Records with drawing code:
.....
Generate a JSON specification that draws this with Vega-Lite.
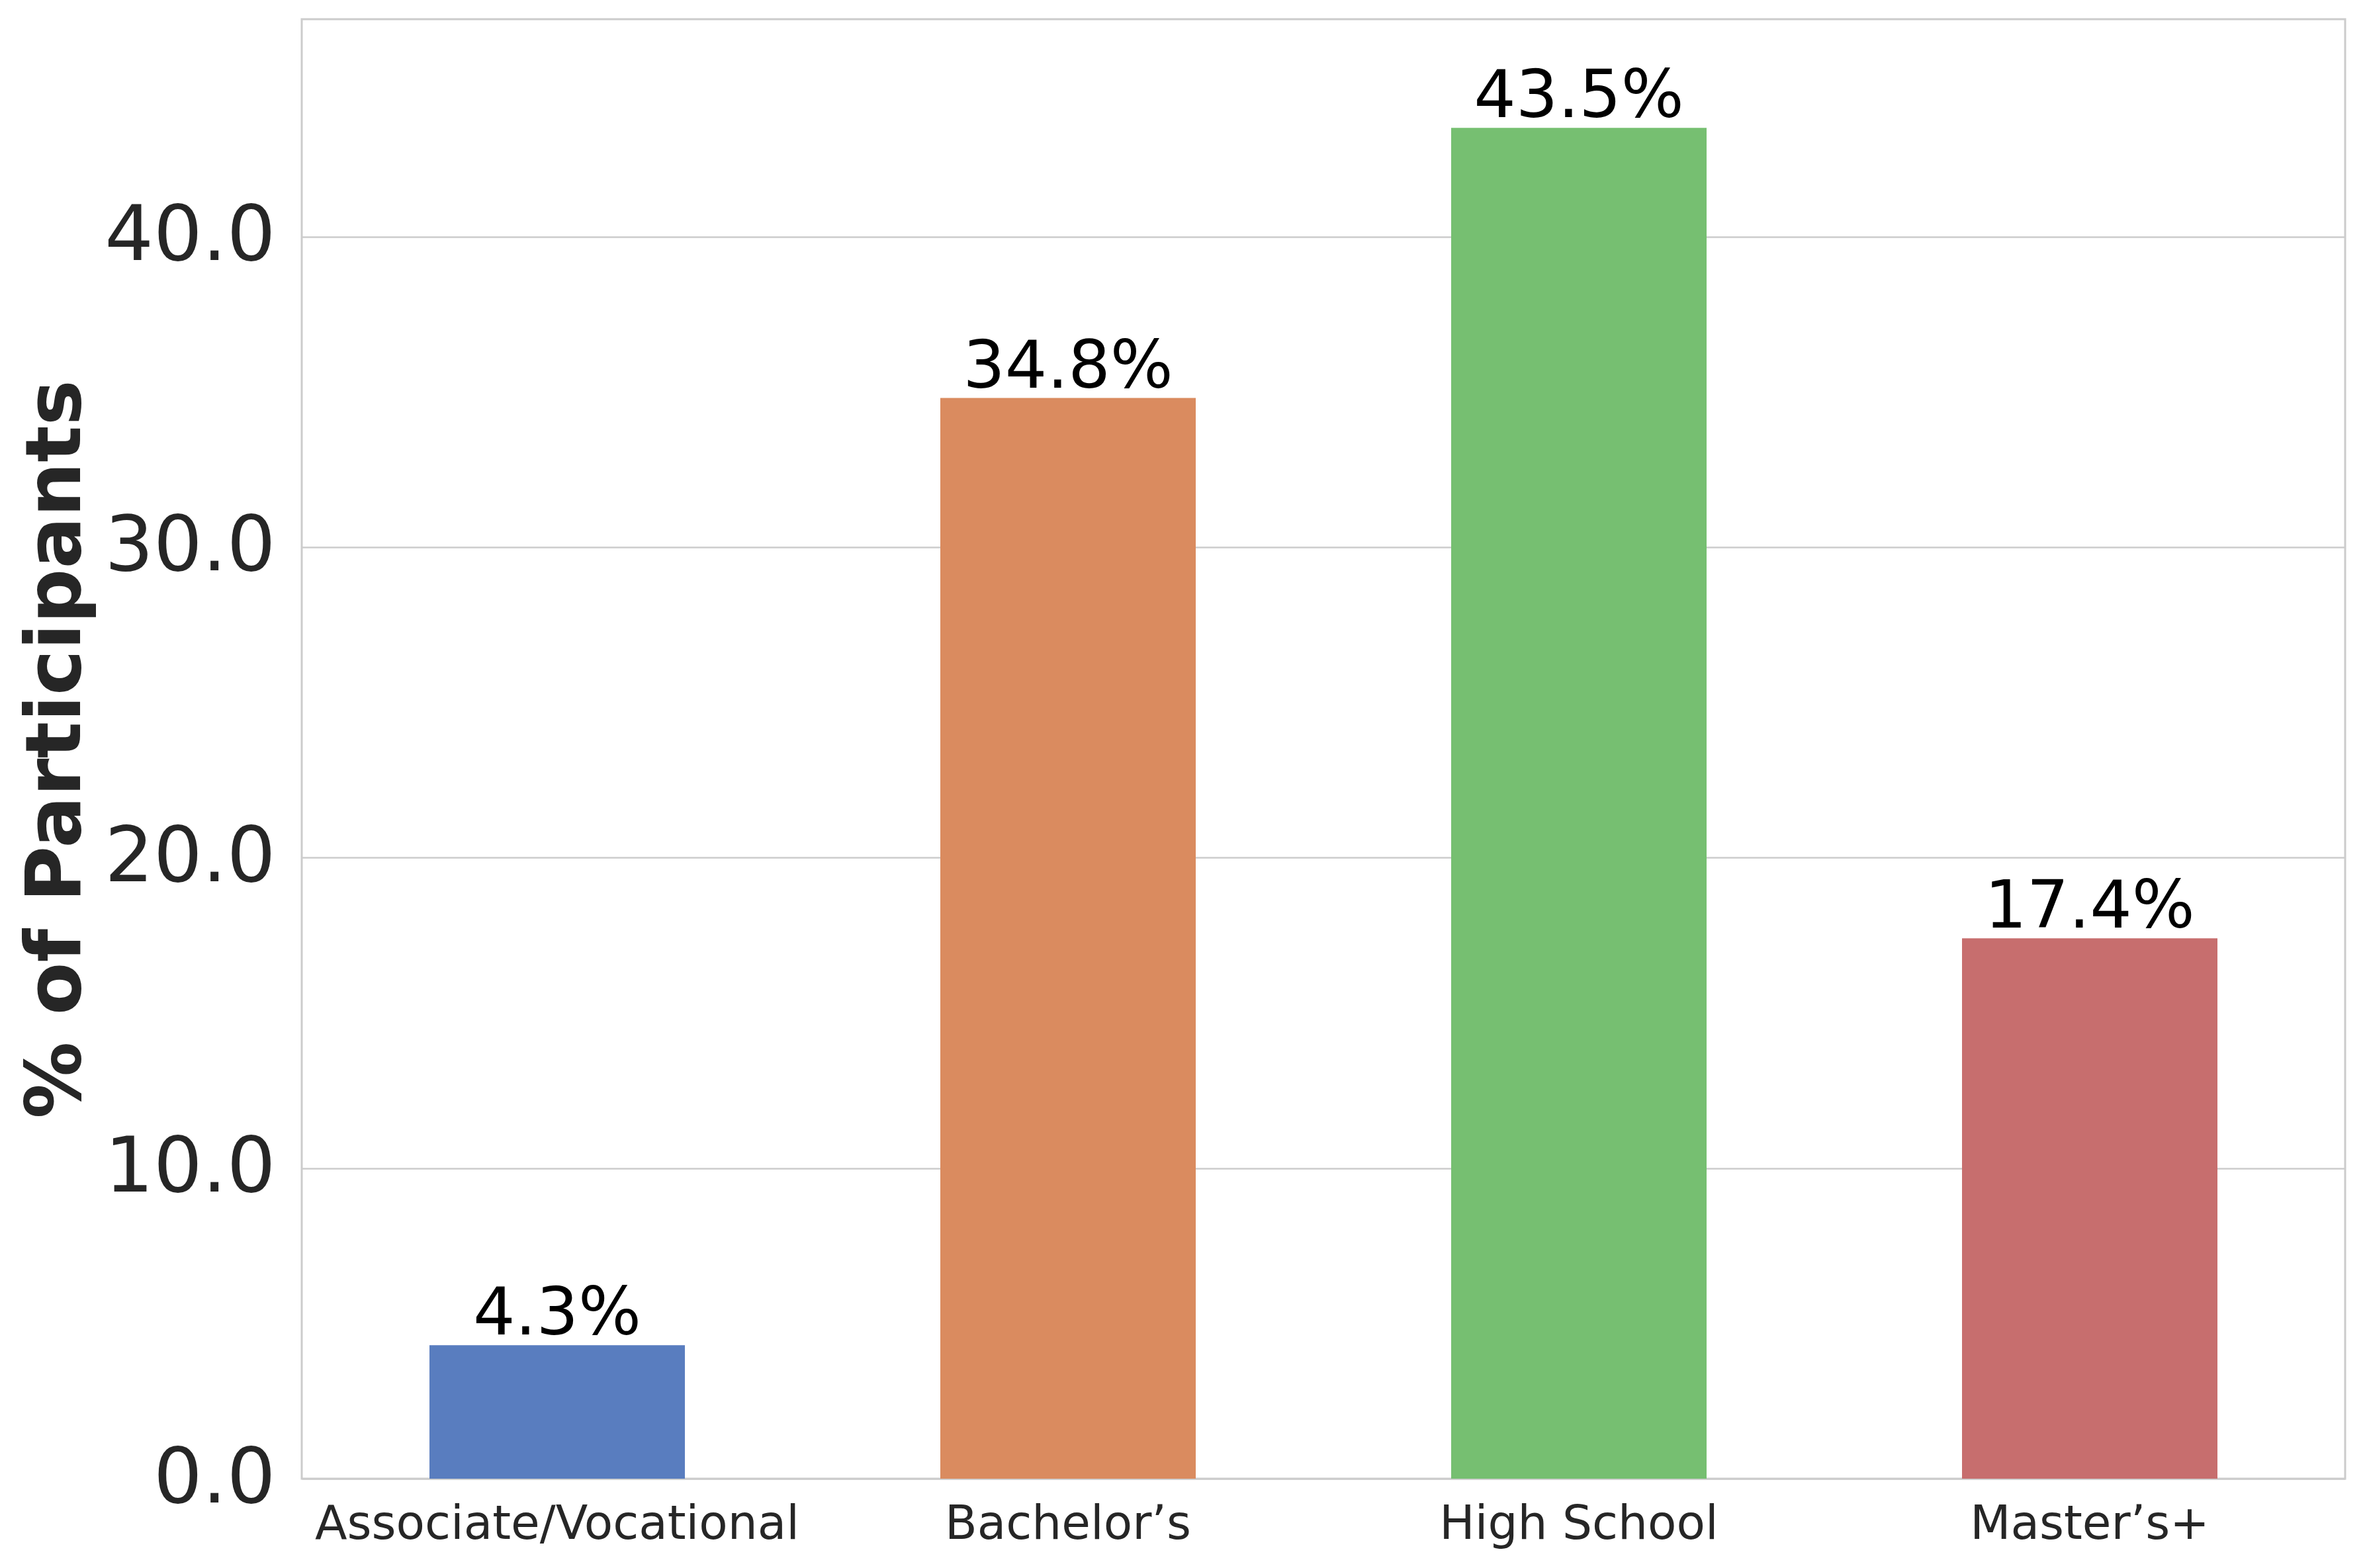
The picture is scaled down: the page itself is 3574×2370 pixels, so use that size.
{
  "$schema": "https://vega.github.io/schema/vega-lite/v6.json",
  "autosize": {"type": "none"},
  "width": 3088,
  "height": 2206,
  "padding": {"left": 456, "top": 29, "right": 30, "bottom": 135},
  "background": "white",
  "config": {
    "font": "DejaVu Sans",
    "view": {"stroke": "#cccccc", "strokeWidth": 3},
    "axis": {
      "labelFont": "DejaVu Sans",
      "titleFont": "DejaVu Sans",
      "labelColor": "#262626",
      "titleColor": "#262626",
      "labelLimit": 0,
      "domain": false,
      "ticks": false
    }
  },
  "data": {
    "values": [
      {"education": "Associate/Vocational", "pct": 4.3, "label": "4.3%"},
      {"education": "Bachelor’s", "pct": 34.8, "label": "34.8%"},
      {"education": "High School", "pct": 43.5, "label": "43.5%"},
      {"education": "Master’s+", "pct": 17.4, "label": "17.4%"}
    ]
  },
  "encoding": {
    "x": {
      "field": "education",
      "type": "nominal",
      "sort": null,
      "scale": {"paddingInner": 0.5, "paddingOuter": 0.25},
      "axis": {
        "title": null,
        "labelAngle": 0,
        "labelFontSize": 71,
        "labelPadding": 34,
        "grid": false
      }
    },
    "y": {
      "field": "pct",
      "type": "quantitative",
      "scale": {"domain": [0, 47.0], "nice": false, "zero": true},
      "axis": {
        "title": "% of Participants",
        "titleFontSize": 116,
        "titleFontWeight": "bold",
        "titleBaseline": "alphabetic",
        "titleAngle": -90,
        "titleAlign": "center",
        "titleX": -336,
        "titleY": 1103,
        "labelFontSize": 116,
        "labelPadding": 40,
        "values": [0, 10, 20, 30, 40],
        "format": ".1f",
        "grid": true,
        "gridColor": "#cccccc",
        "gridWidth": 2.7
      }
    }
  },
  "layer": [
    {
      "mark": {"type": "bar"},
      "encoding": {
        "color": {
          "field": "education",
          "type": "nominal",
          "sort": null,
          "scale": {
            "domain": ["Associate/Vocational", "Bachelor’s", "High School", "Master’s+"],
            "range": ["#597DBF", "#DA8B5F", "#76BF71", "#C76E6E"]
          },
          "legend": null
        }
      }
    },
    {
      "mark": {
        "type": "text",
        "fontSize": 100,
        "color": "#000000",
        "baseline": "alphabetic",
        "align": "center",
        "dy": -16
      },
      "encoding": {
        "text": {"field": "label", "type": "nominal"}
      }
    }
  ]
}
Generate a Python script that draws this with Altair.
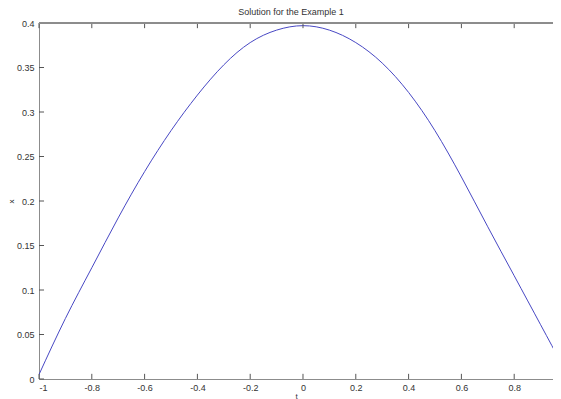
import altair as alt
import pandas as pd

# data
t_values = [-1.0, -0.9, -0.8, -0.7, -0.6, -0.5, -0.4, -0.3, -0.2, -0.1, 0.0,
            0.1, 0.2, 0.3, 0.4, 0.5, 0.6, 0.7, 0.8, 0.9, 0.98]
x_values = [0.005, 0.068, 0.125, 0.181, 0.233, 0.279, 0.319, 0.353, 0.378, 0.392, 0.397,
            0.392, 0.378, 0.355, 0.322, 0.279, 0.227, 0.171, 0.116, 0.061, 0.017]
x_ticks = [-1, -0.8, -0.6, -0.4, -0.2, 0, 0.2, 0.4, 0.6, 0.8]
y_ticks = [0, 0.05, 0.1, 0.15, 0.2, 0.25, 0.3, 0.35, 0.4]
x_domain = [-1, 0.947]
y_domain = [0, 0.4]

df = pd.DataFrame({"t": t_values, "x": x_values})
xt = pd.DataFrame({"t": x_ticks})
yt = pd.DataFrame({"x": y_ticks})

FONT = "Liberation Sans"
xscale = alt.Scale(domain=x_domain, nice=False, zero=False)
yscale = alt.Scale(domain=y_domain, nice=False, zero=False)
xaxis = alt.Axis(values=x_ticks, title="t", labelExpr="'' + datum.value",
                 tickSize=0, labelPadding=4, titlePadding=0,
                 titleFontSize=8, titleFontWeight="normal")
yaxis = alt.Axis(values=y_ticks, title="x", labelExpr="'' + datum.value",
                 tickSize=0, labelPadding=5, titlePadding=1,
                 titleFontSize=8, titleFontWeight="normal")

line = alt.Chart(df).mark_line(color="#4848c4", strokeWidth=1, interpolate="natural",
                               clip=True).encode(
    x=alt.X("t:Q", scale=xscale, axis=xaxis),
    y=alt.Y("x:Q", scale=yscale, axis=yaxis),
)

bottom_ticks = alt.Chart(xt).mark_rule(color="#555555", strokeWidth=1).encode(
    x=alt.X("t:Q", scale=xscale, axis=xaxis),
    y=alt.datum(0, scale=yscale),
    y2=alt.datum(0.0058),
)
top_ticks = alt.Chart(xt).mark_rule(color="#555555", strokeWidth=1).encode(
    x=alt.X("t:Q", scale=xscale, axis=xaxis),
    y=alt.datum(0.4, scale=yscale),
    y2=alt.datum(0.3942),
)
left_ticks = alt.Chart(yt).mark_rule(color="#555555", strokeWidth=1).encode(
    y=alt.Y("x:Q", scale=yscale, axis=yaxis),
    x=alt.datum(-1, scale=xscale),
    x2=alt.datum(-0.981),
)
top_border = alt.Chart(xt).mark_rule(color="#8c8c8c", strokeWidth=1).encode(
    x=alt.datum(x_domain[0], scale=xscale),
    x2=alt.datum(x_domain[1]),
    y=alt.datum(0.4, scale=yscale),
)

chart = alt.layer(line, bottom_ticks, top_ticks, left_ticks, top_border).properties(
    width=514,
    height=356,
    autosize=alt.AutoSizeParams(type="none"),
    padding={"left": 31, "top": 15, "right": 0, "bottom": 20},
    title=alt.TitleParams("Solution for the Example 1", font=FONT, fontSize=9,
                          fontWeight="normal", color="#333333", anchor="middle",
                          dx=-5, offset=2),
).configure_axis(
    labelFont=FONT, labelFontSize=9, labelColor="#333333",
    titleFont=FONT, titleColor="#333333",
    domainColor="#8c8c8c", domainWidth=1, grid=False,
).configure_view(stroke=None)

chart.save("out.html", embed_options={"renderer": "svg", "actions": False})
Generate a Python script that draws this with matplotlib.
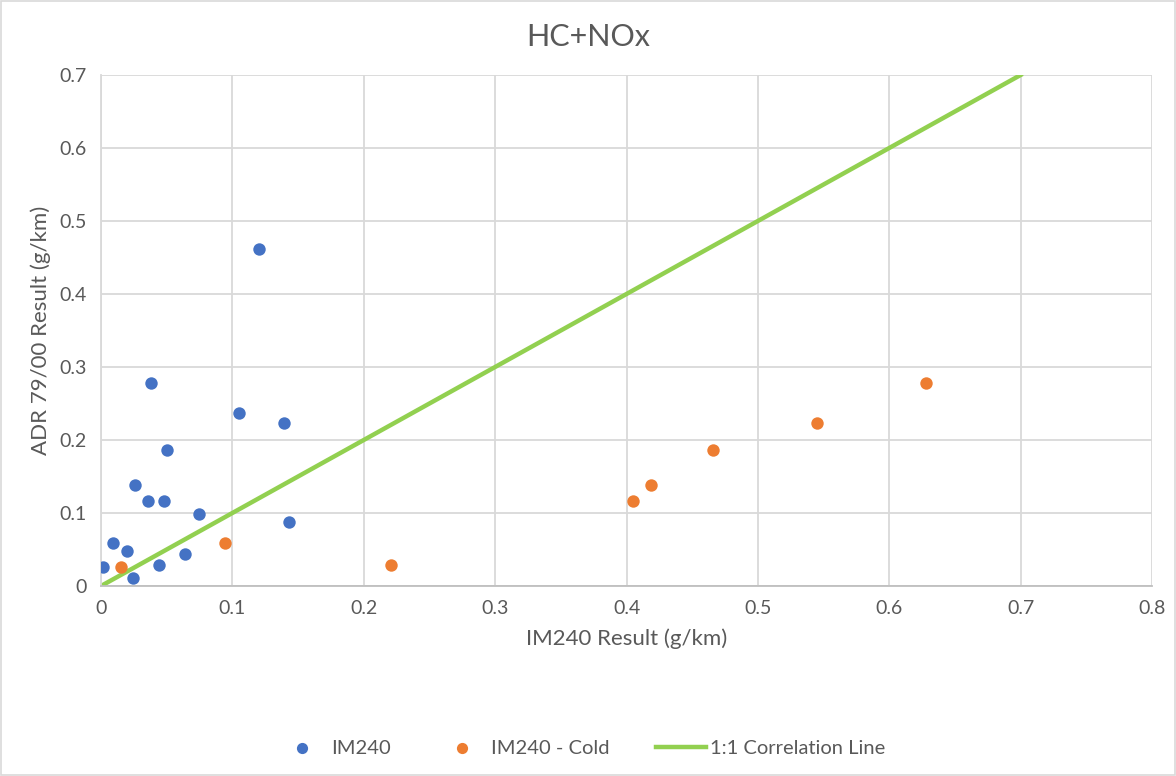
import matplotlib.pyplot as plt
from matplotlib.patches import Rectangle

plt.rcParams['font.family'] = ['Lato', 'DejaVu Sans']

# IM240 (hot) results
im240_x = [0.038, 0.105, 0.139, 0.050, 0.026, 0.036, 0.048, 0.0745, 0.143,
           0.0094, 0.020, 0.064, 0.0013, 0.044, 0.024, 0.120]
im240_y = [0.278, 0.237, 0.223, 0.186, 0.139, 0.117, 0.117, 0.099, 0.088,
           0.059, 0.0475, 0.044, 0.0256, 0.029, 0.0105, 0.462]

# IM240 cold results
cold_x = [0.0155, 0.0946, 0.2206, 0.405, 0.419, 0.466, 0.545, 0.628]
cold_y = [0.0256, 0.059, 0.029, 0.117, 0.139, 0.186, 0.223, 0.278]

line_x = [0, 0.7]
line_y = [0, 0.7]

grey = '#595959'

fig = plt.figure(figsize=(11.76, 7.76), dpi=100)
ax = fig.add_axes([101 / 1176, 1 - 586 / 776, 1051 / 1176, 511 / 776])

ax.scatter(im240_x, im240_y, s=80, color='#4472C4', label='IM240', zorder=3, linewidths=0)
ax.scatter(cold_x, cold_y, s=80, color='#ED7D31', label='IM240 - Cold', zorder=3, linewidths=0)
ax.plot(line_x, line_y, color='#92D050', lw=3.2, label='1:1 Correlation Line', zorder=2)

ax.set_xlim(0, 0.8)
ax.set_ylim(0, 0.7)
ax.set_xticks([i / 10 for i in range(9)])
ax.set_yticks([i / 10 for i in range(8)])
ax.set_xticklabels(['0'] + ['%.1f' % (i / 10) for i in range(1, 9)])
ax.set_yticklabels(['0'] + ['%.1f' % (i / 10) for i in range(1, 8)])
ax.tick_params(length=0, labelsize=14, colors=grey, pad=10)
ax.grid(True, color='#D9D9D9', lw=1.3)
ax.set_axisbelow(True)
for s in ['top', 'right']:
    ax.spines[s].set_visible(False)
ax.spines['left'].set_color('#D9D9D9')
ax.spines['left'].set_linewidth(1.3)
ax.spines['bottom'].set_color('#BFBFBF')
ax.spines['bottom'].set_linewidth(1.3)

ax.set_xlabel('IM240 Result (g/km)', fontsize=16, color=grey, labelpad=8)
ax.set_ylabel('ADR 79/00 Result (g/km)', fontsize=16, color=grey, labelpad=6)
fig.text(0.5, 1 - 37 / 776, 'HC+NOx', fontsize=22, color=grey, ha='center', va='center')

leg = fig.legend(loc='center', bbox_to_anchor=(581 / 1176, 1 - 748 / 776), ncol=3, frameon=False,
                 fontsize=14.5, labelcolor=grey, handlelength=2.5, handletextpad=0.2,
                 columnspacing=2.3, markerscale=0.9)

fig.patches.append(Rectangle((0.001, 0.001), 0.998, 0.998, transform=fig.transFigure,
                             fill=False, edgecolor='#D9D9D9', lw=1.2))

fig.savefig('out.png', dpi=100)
.....
**OBJECTIVE:** Using the entries above, transcribe every line from the line containing "Generate a Python script that draws this with matplotlib." through the line containing "plt.rcParams['font.family'] = ['Lato', 'DejaVu". Do not copy pictures.

**RESULT OF THIS EXERCISE:**
Generate a Python script that draws this with matplotlib.
import matplotlib.pyplot as plt
from matplotlib.patches import Rectangle

plt.rcParams['font.family'] = ['Lato', 'DejaVu Sans']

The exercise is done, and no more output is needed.